Am I a Centennialist?

Another day and yet another Centennialist rant. Does the fact that somebody reads and is inspired by a populist publication like American Heritage make one a Centennialist? If so I must be one because my first exposure to the Civil War came from the pages of AH and their picture history. If I am one does that mean so are Gary Gallagher and Gerry Prokopowicz? I heard them both say that AH was one of their first exposures to the Civil War. Maybe I should clean out my book case and fill the holes with some good quality anti-centennialist writings. I am still under forty so maybe there is time for me to purge my soul and get rid of the albatross around my neck.


Anonymous said…
I'm not going to pretend to understand just exactly what Dmitri means by "centennialist." But I've found something that I can bend to apply to the term, and it works for me. It comes from a post made by Mark Grimsley on Civil Warriors, "Think Anew, Write Anew":

"One of the characteristics of much (although not all) writing on the American Civil War is the tendency to rehash the same old arguments and repeat the same old narrative lines. To be sure, novelty for novelty’s sake is not always a good idea, in that the outrageous and the outlandish often become mere distractions. But in a career marked by reading and writing, it is interesting how at time(s) we spend so little time thinking … and I mean thinking long, hard, and deep about what we do and how we do it. I fear that at times we’ve lost the ability to look at sources with fresh eyes, to read them or look at them freed of as much baggage as we bring to our work."

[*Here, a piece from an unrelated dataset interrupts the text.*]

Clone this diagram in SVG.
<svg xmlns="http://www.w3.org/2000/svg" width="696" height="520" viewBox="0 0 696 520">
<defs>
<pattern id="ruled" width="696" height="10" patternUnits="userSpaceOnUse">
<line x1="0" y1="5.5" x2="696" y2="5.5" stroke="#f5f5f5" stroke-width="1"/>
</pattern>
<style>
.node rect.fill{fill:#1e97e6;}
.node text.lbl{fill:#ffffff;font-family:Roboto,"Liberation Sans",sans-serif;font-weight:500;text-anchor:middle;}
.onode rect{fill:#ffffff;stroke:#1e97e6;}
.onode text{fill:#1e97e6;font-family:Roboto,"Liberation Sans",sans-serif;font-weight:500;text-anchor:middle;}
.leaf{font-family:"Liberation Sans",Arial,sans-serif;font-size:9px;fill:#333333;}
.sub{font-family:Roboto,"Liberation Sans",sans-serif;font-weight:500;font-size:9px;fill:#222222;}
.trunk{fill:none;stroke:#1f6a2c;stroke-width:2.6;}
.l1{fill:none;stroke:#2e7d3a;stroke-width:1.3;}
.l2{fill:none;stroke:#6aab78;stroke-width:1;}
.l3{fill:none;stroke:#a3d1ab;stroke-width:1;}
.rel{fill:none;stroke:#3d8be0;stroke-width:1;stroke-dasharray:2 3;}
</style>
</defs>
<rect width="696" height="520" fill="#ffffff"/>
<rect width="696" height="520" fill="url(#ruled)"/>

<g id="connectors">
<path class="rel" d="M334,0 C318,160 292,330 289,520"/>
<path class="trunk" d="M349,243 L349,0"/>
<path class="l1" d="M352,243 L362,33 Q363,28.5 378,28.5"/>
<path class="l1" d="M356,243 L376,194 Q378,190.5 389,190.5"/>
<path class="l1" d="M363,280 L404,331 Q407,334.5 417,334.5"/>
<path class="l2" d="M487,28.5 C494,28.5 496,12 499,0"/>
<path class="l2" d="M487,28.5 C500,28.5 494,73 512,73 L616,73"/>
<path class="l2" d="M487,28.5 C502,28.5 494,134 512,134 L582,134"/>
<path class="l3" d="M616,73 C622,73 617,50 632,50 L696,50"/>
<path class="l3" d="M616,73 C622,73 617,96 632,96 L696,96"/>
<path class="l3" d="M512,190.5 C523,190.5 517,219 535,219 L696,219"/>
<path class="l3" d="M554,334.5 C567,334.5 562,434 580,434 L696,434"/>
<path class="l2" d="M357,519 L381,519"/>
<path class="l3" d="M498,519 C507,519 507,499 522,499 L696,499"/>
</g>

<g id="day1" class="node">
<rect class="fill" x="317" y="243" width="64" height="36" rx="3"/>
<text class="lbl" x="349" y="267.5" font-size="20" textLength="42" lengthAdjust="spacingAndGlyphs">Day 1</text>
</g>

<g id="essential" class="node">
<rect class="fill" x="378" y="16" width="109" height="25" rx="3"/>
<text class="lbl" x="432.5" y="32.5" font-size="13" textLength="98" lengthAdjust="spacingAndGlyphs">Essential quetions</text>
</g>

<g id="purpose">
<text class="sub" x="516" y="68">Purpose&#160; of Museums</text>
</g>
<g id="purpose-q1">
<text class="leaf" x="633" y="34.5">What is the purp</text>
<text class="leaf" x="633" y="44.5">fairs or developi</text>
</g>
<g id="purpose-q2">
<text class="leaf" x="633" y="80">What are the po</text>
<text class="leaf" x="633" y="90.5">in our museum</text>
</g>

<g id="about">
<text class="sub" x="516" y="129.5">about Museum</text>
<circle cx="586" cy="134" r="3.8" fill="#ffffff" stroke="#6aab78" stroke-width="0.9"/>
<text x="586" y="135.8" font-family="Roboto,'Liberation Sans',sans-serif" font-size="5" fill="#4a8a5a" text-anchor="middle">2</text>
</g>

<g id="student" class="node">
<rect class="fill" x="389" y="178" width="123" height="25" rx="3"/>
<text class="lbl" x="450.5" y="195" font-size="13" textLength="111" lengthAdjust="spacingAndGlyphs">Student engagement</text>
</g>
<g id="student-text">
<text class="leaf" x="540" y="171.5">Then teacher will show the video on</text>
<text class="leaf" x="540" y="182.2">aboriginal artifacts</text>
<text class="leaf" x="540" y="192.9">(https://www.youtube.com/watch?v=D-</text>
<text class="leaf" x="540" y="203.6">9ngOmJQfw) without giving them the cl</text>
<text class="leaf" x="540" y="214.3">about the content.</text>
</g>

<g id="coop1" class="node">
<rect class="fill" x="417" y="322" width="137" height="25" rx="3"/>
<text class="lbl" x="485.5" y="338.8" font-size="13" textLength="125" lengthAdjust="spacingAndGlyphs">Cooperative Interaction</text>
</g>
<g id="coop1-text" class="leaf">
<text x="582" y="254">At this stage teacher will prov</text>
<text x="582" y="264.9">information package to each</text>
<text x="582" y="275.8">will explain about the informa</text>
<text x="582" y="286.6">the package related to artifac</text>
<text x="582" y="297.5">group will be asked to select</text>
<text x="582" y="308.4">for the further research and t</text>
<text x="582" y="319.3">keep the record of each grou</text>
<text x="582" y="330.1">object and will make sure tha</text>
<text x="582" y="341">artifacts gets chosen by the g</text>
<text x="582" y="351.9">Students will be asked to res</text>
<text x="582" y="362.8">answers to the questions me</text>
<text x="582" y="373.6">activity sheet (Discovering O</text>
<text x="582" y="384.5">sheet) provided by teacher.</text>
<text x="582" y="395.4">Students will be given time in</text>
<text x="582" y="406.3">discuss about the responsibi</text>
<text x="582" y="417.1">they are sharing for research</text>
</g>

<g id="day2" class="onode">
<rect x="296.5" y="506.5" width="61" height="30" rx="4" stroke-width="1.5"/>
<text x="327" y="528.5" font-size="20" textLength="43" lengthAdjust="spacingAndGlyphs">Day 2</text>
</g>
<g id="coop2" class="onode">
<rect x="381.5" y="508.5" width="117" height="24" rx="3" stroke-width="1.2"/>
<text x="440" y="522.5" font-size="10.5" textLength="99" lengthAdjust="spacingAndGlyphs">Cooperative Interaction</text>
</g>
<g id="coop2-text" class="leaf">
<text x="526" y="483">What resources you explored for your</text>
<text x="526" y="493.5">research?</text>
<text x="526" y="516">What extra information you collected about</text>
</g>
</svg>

Massaging this quote, I view a centennialist as someone who basically rehashes or builds upon the narrative established during the period surrounding the centennial, without questioning the validity of that basis. Someone who starts at square 100 instead of square 1.
Andy said…
Harry, thank you. Your view of Centennilist is straight forward and easy to understand. If this Dimiti's view I would like to see him spell it out as to how McPherson and others are rehashing. Maybe they are in some areas but I don't see it. Is his crime that he wrote a good book about the Civil War that received critical acclaim and won an award or is that he tried to bring an understanding of history to the masses? I don’t get what the issue is.
Kevin said…
Harry, -- I agree with your point, but it seems to me that an honest overview of the historiography over the past 30 years suggests that this is the case. You can only make Dimitri's point if you confine your focus to the Lincoln-McClellan relationship, which is all Dimitri seems to know or care about. You won't find a working definition of a centennialist because the category is a fiction of his own apparent narrow reading.
Kevin said…
Harry, -- Who would disagree with the idea of thinking anew? Surely you don't need a new category of interpretation to make that point. The problem - as I've pointed out more than once - is you can't define a school of thought by focusing on one narrow theme. Enough already with the Lincoln-McClellan relationship and Antietam. Dimitri's post suggest that he either doesn't care or doesn't really understand the way the historiography has evolved. Any real grasp of it would lead you to the conclusion that there is plenty of innovation. Even his most recent post on Mark Neely focuses on McClellan and Lincoln. Neely has much more to say in that book.
Andy said…
I do moderate the comments on this blog only becuse I have recived a few off color remarks. Sometimes there is a delay before the comments get posted.
Anonymous said…

I can't speak for Dmitri. I don't know him any better than I do you. But as for his comments on Neely's book, you might check out the CWBN entry on 6/20/06 titled "Glaciers and Icepicks". I don't think McClellan is mentioned in that post.